Sovereign of the Seas – The ship was designed in 1634 by Phineas Pett and was the first ship to have three full gun decks, carrying 102 guns on the orders of King Charles I instead of the 90 originally planned. No expense was spared in her construction. All her guns were made from bronze instead of cast iron which meant their construction was four times more expensive.
The construction of Sovereign of the Seas was part of Charles I’s plan to overawe possible enemies, primarily the Dutch and Spanish, with England’s naval power. Her first engagement was the Battle of Kentish Knock during the First Dutch War on 28 September 1652. Her career came to an abrupt end when she accidentally caught fire at Chatham on 27 January 1696.

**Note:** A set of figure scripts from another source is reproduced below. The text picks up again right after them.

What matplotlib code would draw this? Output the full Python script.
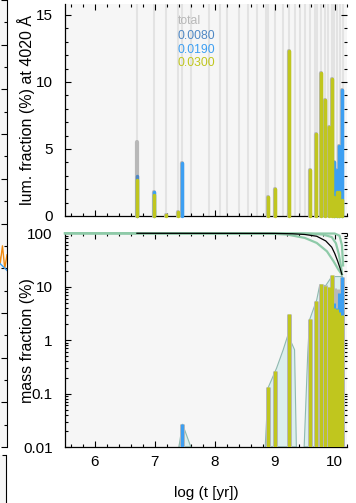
import matplotlib
matplotlib.use("Agg")
import matplotlib.pyplot as plt
import numpy as np
from matplotlib.ticker import MultipleLocator, FixedLocator, FixedFormatter, LogLocator, NullFormatter

plt.rcParams['font.family'] = ['Liberation Sans', 'DejaVu Sans']

# ages of the base (log t) -> light gray grid lines in top panel
base_ages = [6.70, 6.99, 7.18, 7.39, 7.46, 7.61, 7.91, 8.09, 8.21, 8.41, 8.56, 8.70,
             8.85, 8.89, 9.00, 9.14, 9.23, 9.34, 9.42, 9.51, 9.59, 9.67, 9.70, 9.77,
             9.84, 9.89, 9.95, 9.99, 10.04, 10.09, 10.13]

# ages that carry light / mass
bar_ages = [6.70, 6.99, 7.18, 7.39, 7.46, 8.89, 9.00, 9.23, 9.59, 9.69, 9.77,
            9.84, 9.90, 9.95, 9.99, 10.03, 10.07, 10.12]

# luminosity fraction (%) at 4020 A
lum_total = [5.55, 1.77, 0.10, 0.32, 3.93, 1.45, 2.0, 12.3, 3.4, 6.1, 10.7,
             8.66, 6.66, 10.22, 4.05, 3.43, 5.25, 9.40]
lum_z008 = [3.0, 0, 0, 0, 0, 0, 0, 0, 0, 0, 0, 0, 0, 0, 0, 0, 0, 0]
lum_z019 = [0, 1.77, 0, 0, 3.93, 0, 0, 0, 0, 0, 0, 0, 0, 0, 4.05, 3.43, 5.25, 9.40]
lum_z030 = [2.69, 1.57, 0.10, 0.32, 0, 1.45, 2.0, 12.3, 3.4, 6.1, 10.7,
            8.66, 6.66, 10.22, 1.44, 1.77, 1.80, 1.20]

# mass fraction (%)
mass_total = [0, 0, 0, 0, 0.027, 0.13, 0.26, 3.1, 2.45, 5.3, 11.2,
              10.7, 10.0, 16.6, 9.4, 8.2, 9.0, 15.5]
mass_z019 = [0, 0, 0, 0, 0.027, 0, 0, 0, 0, 0, 0, 0, 0, 0, 5.0, 4.0, 7.5, 15.0]
mass_z030 = [0, 0, 0, 0, 0, 0.13, 0.26, 3.1, 2.45, 5.3, 11.2,
             10.5, 10.0, 16.6, 4.0, 3.8, 3.3, 2.9]

# smoothed mass fraction envelope (filled)
env1_t = [7.40, 7.46, 7.60]
env1_v = [0.01, 0.027, 0.01]
env2_t = [8.84, 8.89, 9.03, 9.14, 9.22, 9.33, 9.36]
env2_v = [0.01, 0.13, 0.30, 0.66, 1.26, 0.66, 0.01]
env3_t = [9.49, 9.55, 9.58, 9.70, 9.75, 9.85, 9.95, 10.13, 10.13]
env3_v = [0.01, 0.57, 2.4, 5.7, 10.8, 10.5, 15.5, 15.5, 0.01]

# cumulative mass curves
cum_black_t = [6.70, 9.00, 9.30, 9.50, 9.70, 9.85, 9.95, 10.00, 10.05, 10.09, 10.12]
cum_black_v = [100, 99.5, 98, 95, 88, 72, 55, 42, 30, 22, 17]
cum_g1_t = [5.50, 8.90, 9.20, 9.50, 9.70, 9.87, 9.98, 10.06, 10.12]
cum_g1_v = [100, 99, 95, 82, 66, 46, 30, 21, 17]
cum_g2_t = [5.50, 9.50, 9.80, 9.95, 10.02, 10.07, 10.11, 10.12]
cum_g2_v = [100, 99, 95, 85, 65, 40, 22, 17]
cum_g3_t = [5.50, 10.00, 10.08, 10.12, 10.14]
cum_g3_v = [100, 99, 90, 60, 25]

# partial neighbour panel at the left edge
side_x = [0.90, 0.92, 0.94, 0.96, 0.98, 1.00]
side_orange = [0.42, 0.46, 0.41, 0.45, 0.40, 0.43]
side_blue = [0.41, 0.415, 0.41, 0.405, 0.40, 0.395]

c_total = '#b8b8b8'
c_z008 = '#4f88c4'
c_z019 = '#3d9ff2'
c_z030 = '#c0c61e'
c_bg = '#f6f6f6'

fig = plt.figure(figsize=(3.56, 5.03), dpi=100)

def style(ax):
    ax.set_facecolor(c_bg)
    ax.spines['top'].set_visible(False)
    ax.spines['right'].set_visible(False)
    for s in ['left', 'bottom']:
        ax.spines[s].set_linewidth(0.9)
    ax.tick_params(which='both', direction='in', top=True, right=True,
                   width=0.8, labelsize=11)
    ax.tick_params(axis='y', pad=9)
    ax.tick_params(axis='x', pad=6)
    ax.tick_params(which='major', length=4.5)
    ax.tick_params(which='minor', length=2.2)
    ax.set_xlim(5.5, 10.2)
    ax.xaxis.set_major_locator(MultipleLocator(1))
    ax.xaxis.set_minor_locator(MultipleLocator(0.2))

# ---- top panel: luminosity fractions
ax1 = fig.add_axes([0.1826, 0.5706, 0.7913, 0.4205])
style(ax1)
ax1.set_ylim(0, 15.78)
ax1.yaxis.set_major_locator(MultipleLocator(5))
ax1.yaxis.set_minor_locator(MultipleLocator(1))
ax1.tick_params(labelbottom=False)
ax1.vlines(base_ages, 0, 15.78, color='#e3e3e3', lw=1.5, zorder=1)
for vals, col, lw in [(lum_total, c_total, 3.0), (lum_z008, c_z008, 2.5),
                      (lum_z019, c_z019, 2.5), (lum_z030, c_z030, 2.5)]:
    for t, v in zip(bar_ages, vals):
        if v > 0:
            ax1.plot([t, t], [0, v], color=col, lw=lw, solid_capstyle='round',
                     zorder=3, clip_on=False)
ax1.set_ylabel('lum. fraction (%) at 4020 Å', fontsize=11.5)
ax1.yaxis.set_label_coords(-0.106, 0.5)
for txt, col, yy in [('total', c_total, 0.922), ('0.0080', c_z008, 0.851),
                     ('0.0190', c_z019, 0.785), ('0.0300', c_z030, 0.723)]:
    ax1.text(0.401, yy, txt, color=col, fontsize=8.8, transform=ax1.transAxes,
             va='center', ha='left')

# ---- bottom panel: mass fractions
ax2 = fig.add_axes([0.1826, 0.1113, 0.7913, 0.4249])
style(ax2)
ax2.set_yscale('log')
ax2.set_ylim(0.01, 100)
ax2.yaxis.set_major_locator(FixedLocator([0.01, 0.1, 1, 10, 100]))
ax2.yaxis.set_major_formatter(FixedFormatter(['0.01', '0.1', '1', '10', '100']))
ax2.yaxis.set_minor_locator(LogLocator(base=10, subs=np.arange(2, 10)))
ax2.yaxis.set_minor_formatter(NullFormatter())

for et, ev in [(env1_t, env1_v), (env2_t, env2_v), (env3_t, env3_v)]:
    ax2.fill(et, ev, facecolor='#dcefee', edgecolor='#8fb9b0', lw=0.8, zorder=2)

for t, v in zip(bar_ages, mass_total):
    if v > 0:
        ax2.vlines(t, 0.01, v, color=c_total, lw=3.6, zorder=3)
for vals, col in [(mass_z019, c_z019), (mass_z030, c_z030)]:
    for t, v in zip(bar_ages, vals):
        if v > 0:
            ax2.vlines(t, 0.01, v, color=col, lw=2.2, zorder=4)

for ct, cv in [(cum_g1_t, cum_g1_v), (cum_g2_t, cum_g2_v), (cum_g3_t, cum_g3_v)]:
    ax2.plot(ct, cv, color='#8ecaa8', lw=1.6, zorder=5, clip_on=False)
ax2.plot(cum_black_t, cum_black_v, color='black', lw=0.9, zorder=6, clip_on=False)

ax2.set_ylabel('mass fraction (%)', fontsize=11.5)
ax2.yaxis.set_label_coords(-0.106, 0.5)
ax2.set_xlabel('log (t [yr])', fontsize=11, labelpad=12)

# ---- neighbour panels peeking in at the left edge
ax3 = fig.add_axes([-0.3, 0.1113, 0.3197, 0.8887])
ax3.set_facecolor(c_bg)
ax3.set_xlim(0, 1)
ax3.set_ylim(0, 1)
ax3.plot(side_x, side_orange, color='#f08a10', lw=1.0)
ax3.plot(side_x, side_blue, color='#3d9ff2', lw=1.0)
for s in ['top', 'left', 'bottom']:
    ax3.spines[s].set_visible(False)
ax3.yaxis.tick_right()
ax3.yaxis.set_major_locator(MultipleLocator(0.1))
ax3.yaxis.set_minor_locator(MultipleLocator(0.05))
ax3.tick_params(which='both', direction='in', labelright=False, labelbottom=False,
                bottom=False, width=0.8)
ax3.tick_params(which='major', length=4)
ax3.tick_params(which='minor', length=2)

ax4 = fig.add_axes([-0.3, -0.1, 0.3169, 0.195])
ax4.set_facecolor(c_bg)
for s in ['top', 'left', 'bottom']:
    ax4.spines[s].set_visible(False)
ax4.yaxis.tick_right()
ax4.tick_params(which='both', direction='in', labelright=False, labelbottom=False,
                bottom=False, width=0.8, length=3)

fig.savefig('out.png', dpi=100)
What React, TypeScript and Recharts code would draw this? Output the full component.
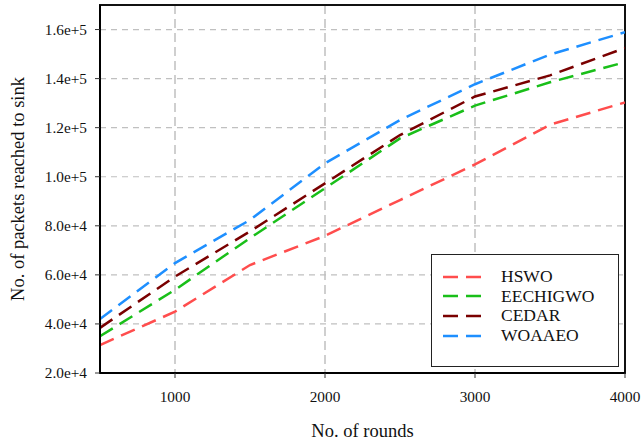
import React from 'react';
import {
  LineChart,
  Line,
  XAxis,
  YAxis,
  CartesianGrid,
  Legend,
  ReferenceArea,
} from 'recharts';

const rounds = [500, 1000, 1500, 2000, 2500, 3000, 3500, 4000];
const hswo = [31400, 45000, 64000, 75900, 90500, 105000, 121200, 130300];
const eechigwo = [35000, 53900, 75000, 95300, 115600, 129000, 138500, 146700];
const cedar = [38400, 59300, 77700, 97300, 117000, 132700, 141300, 152500];
const woaaeo = [42000, 64800, 82400, 105500, 123100, 137700, 149800, 158900];

const xTicks = [1000, 2000, 3000, 4000];
const yTicks = [20000, 40000, 60000, 80000, 100000, 120000, 140000, 160000];

const seriesNames = ['HSWO', 'EECHIGWO', 'CEDAR', 'WOAAEO'];
const seriesColors = ['#ff4d4d', '#19bf19', '#7a0000', '#1e8fff'];

const data = rounds.map((r, i) => ({
  round: r,
  HSWO: hswo[i],
  EECHIGWO: eechigwo[i],
  CEDAR: cedar[i],
  WOAAEO: woaaeo[i],
}));

const FONT = '"Liberation Serif", "Times New Roman", serif';
const DASH = '15 8';

const fmtY = (v: number) => {
  const e = Math.floor(Math.log10(v));
  const m = v / Math.pow(10, e);
  return `${m.toFixed(1)}e+${e}`;
};

const YLabel = (props: any) => {
  const vb = props.viewBox || { x: 0, y: 0, width: 0, height: 0 };
  const x = vb.x + 18;
  const y = vb.y + vb.height / 2;
  return (
    <text
      x={x}
      y={y}
      transform={`rotate(-90 ${x} ${y})`}
      textAnchor="middle"
      dominantBaseline="central"
      fontFamily={FONT}
      fontSize={18.5}
      fill="#111"
    >
      No. of packets reached to sink
    </text>
  );
};

const LegendBox = (props: any) => {
  const payload = [...(props.payload || [])].sort(
    (a: any, b: any) => seriesNames.indexOf(a.value) - seriesNames.indexOf(b.value)
  );
  return (
    <div
      style={{
        width: 175,
        height: 99,
        border: '1.5px solid #222',
        background: '#fff',
        boxSizing: 'content-box',
        paddingTop: 12,
        paddingLeft: 11,
        fontFamily: FONT,
        fontSize: 17.5,
        color: '#111',
        lineHeight: '19.6px',
      }}
    >
      {payload.map((p: any) => (
        <div key={p.value} style={{ display: 'flex', alignItems: 'center', height: 19.6 }}>
          <svg width={40} height={6} style={{ marginRight: 18 }}>
            <line x1={0} y1={3} x2={40} y2={3} stroke={p.color} strokeWidth={2.5} strokeDasharray={DASH} />
          </svg>
          <span>{p.value}</span>
        </div>
      ))}
    </div>
  );
};

export default function App() {
  return (
    <div style={{ position: 'absolute', left: 0, top: 0, background: '#fff' }}>
      <LineChart
        width={641}
        height={442}
        data={data}
        margin={{ top: 5, right: 16, left: 0, bottom: 0 }}
      >
        <CartesianGrid
          horizontal={true}
          vertical={false}
          stroke="#c0c0c0"
          strokeDasharray="6 5"
          strokeWidth={1.2}
        />
        <CartesianGrid
          horizontal={false}
          vertical={true}
          stroke="#c0c0c0"
          strokeDasharray="9 5"
          strokeWidth={1.5}
        />
        <XAxis
          dataKey="round"
          type="number"
          domain={[500, 4000]}
          ticks={xTicks}
          allowDataOverflow
          height={69}
          tickSize={5}
          tickMargin={13}
          axisLine={{ stroke: '#000', strokeWidth: 2 }}
          tickLine={{ stroke: '#333' }}
          tick={{ fontFamily: FONT, fontSize: 15.3, fill: '#111' }}
          label={{
            value: 'No. of rounds',
            position: 'insideBottom',
            offset: 5,
            fontFamily: FONT,
            fontSize: 18.5,
            fill: '#111',
          }}
        />
        <YAxis
          type="number"
          domain={[20000, 170000]}
          ticks={yTicks}
          allowDataOverflow
          width={100}
          tickSize={5}
          tickMargin={8}
          tickFormatter={fmtY}
          axisLine={{ stroke: '#000', strokeWidth: 2 }}
          tickLine={{ stroke: '#333' }}
          tick={{ fontFamily: FONT, fontSize: 15.3, fill: '#111' }}
          label={YLabel}
        />
        <ReferenceArea
          x1={500}
          x2={4000}
          y1={20000}
          y2={170000}
          fill="none"
          fillOpacity={0}
          stroke="#111"
          strokeWidth={2}
        />
        {seriesNames.map((name, i) => (
          <Line
            key={name}
            type="linear"
            dataKey={name}
            name={name}
            stroke={seriesColors[i]}
            strokeWidth={2.5}
            strokeDasharray={DASH}
            dot={false}
            activeDot={false}
            isAnimationActive={false}
          />
        ))}
        <Legend
          layout="horizontal"
          verticalAlign="middle"
          align="center"
          content={LegendBox}
          wrapperStyle={{ position: 'absolute', left: 431, top: 254, width: 'auto' }}
        />
      </LineChart>
    </div>
  );
}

In the late 1920s, the Japanese Ministry of Transport ordered the four-masted barks Nippon Maru and Kaiwo Maru for the Kokai-Kunrensho (Institute for Nautical Training), which already operated the four-masted bark Taisei Maru and the four-masted barkentine Shintoku Maru. Their work for the merchant marine is reflected in their names. Maru, which signifies wholeness or unity, is an almost universal suffix for Japanese merchant-ship names. Nippon means Japan, and Kaiwo is the mythological king of the seas, equivalent to Neptune or Poseidon. Commissioned in 1930 and 1931, respectively, the barks were described by Harold Underhill as “imposing rather than beautiful.” Their very high freeboards reflected a desire to maximize the amount of natural light admitted to the crew spaces below decks, while their comparatively shorter yards and smaller sails were designed to accommodate the relatively small stature of the average Japanese before World War II.
Before World War II, the ships’ training voyages carried them throughout the Pacific, and Nippon Maru made four voyages to the United States, five to Hawaii and seven elsewhere in the Pacific. During World War II her yards were sent down and she was used as a motor-training vessel in the Home Islands. Repatriating Japanese soldiers and civilians after the war, she was rerigged in 1952 and resumed training, making her first cruise to the United States in 1954, and her first to the East Coast in 1960. Both Nippon Maru and Kaiwo Maru remained active training ships until the 1980s, when they were replaced by new ships with the same names.